Saturday, August 13, 2005

The Lesbian Shakespeare

Drawing of Mary Sidney © Sudie RakusinJust for a moment, cleanse your mind of the 400 years of scholarship and propaganda about Shakespeare. Imagine a countess, the Countess of Pembroke, a wealthy poet with easy access to the Elizabethan court. She is the second most educated woman in England after Queen Elizabeth, and her mission in life is to create great literature. But, being a woman in the sixteenth-century, she is not allowed to publish plays or sonnets. So she pays a man named Shakespeare to use his name. Now she can freely write whatever she feels.

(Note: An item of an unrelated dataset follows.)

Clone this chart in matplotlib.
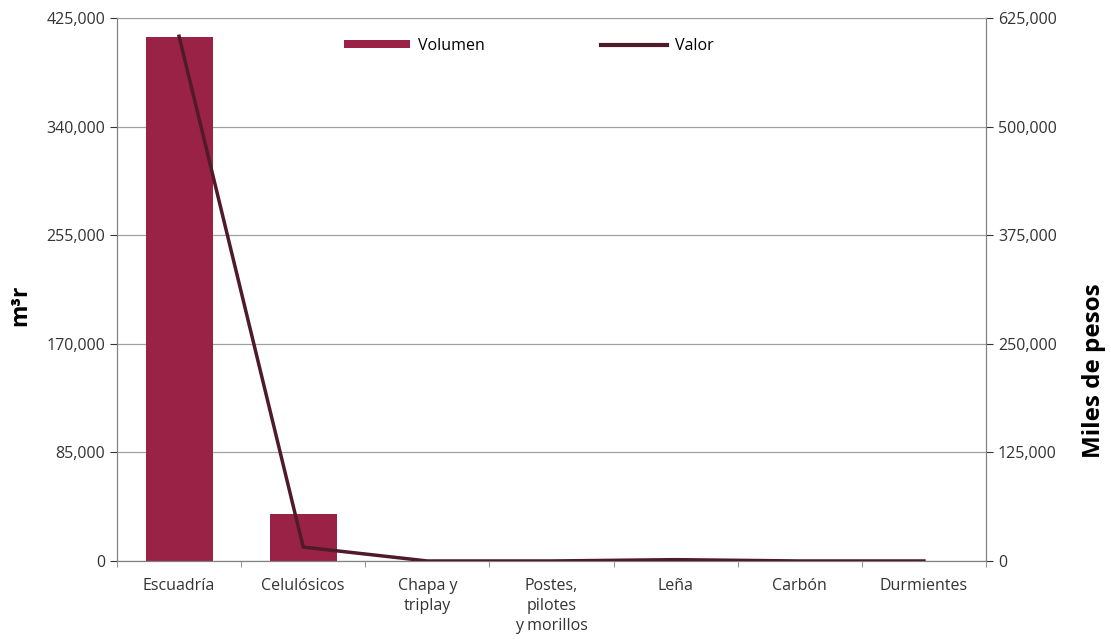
import matplotlib.pyplot as plt
from matplotlib.lines import Line2D
from matplotlib.patches import Patch
from matplotlib.ticker import FuncFormatter
import numpy as np

plt.rcParams['font.family'] = ['Open Sans', 'DejaVu Sans']

categorias = ['Escuadría', 'Celulósicos', 'Chapa y\ntriplay', 'Postes,\npilotes\ny morillos',
              'Leña', 'Carbón', 'Durmientes']
volumen = [410500, 36800, 0, 0, 0, 0, 0]       # m3r
valor = [604000, 16000, 0, 0, 1500, 0, 0]      # miles de pesos

color_bar = '#9b2247'
color_line = '#4f1a2a'

fig = plt.figure(figsize=(11.11, 6.39), dpi=100)
ax = fig.add_axes([0.1053, 0.1221, 0.7822, 0.8497])
x = np.arange(len(categorias))

ax.bar(x, volumen, width=0.54, color=color_bar, zorder=2)
ax.set_xlim(-0.5, len(categorias) - 0.5)
ax.set_ylim(0, 425000)
ax.set_yticks(np.arange(0, 425001, 85000))
ax.yaxis.set_major_formatter(FuncFormatter(lambda v, p: f'{int(v):,}'))
ax.grid(axis='y', color='#a0a0a0', linewidth=0.9, zorder=0)
ax.set_xticks(x)
ax.set_xticklabels(categorias, fontsize=11.5, color='#333333', linespacing=1.35)
ax.set_xticks(np.arange(-0.5, len(categorias)), minor=True)
ax.tick_params(axis='x', which='major', length=0, pad=12)
ax.tick_params(axis='x', which='minor', length=4, color='#808080')
ax.tick_params(axis='y', labelsize=11.5, colors='#333333', length=5)
ax.set_ylabel('m³r', fontsize=16.5, fontweight='bold')
ax.yaxis.set_label_coords(-0.098, 0.47)

for s in ['top']:
    ax.spines[s].set_visible(False)
for s in ['left', 'bottom', 'right']:
    ax.spines[s].set_color('#808080')

ax2 = ax.twinx()
ax2.plot(x, valor, color=color_line, linewidth=2.5, zorder=3)
ax2.set_ylim(0, 625000)
ax2.set_yticks(np.arange(0, 625001, 125000))
ax2.yaxis.set_major_formatter(FuncFormatter(lambda v, p: f'{int(v):,}'))
ax2.tick_params(axis='y', labelsize=11.5, colors='#333333', length=5)
ax2.set_ylabel('Miles de pesos', fontsize=17.5, fontweight='bold')
ax2.yaxis.set_label_coords(1.11, 0.35)
ax2.spines['top'].set_color('#a0a0a0')
for s in ['left', 'bottom', 'right']:
    ax2.spines[s].set_color('#808080')

handles = [Patch(facecolor=color_bar), Line2D([0], [0], color=color_line, linewidth=3)]
ax2.legend(handles, ['Volumen', 'Valor'], loc='upper left', bbox_to_anchor=(0.245, 0.99),
           ncol=2, frameon=False, fontsize=11.5, handlelength=4.1, handleheight=0.45,
           columnspacing=7.3, handletextpad=0.5)

fig.savefig('out.png', dpi=100)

Imagine her writing this sonnet, and you can imagine Mary Sidney, the Countess of Pembroke, a woman-stirred poet.

Sonnet 128

How oft when thou, dear dearest music playest
Upon that blessed wood whose motions sounds,
With thy sweet fingers when thou gently swayst
The wiry concord that mine ear consounds,
O how I envy those keys that nimble leaps,
To kiss the tender inward of thy hand,
Whilst my poor lips which should that harvest reaped
At the wood boldness by thee blushing stand,
To be so touched the fain would change their state
And situation with those dancing chips
O'er whom your fingers walk with gentle gait,
Making dead wood more blessed than living lips.
Since then those keys so happy are in this,
Give them your fingers, me your lips to kiss.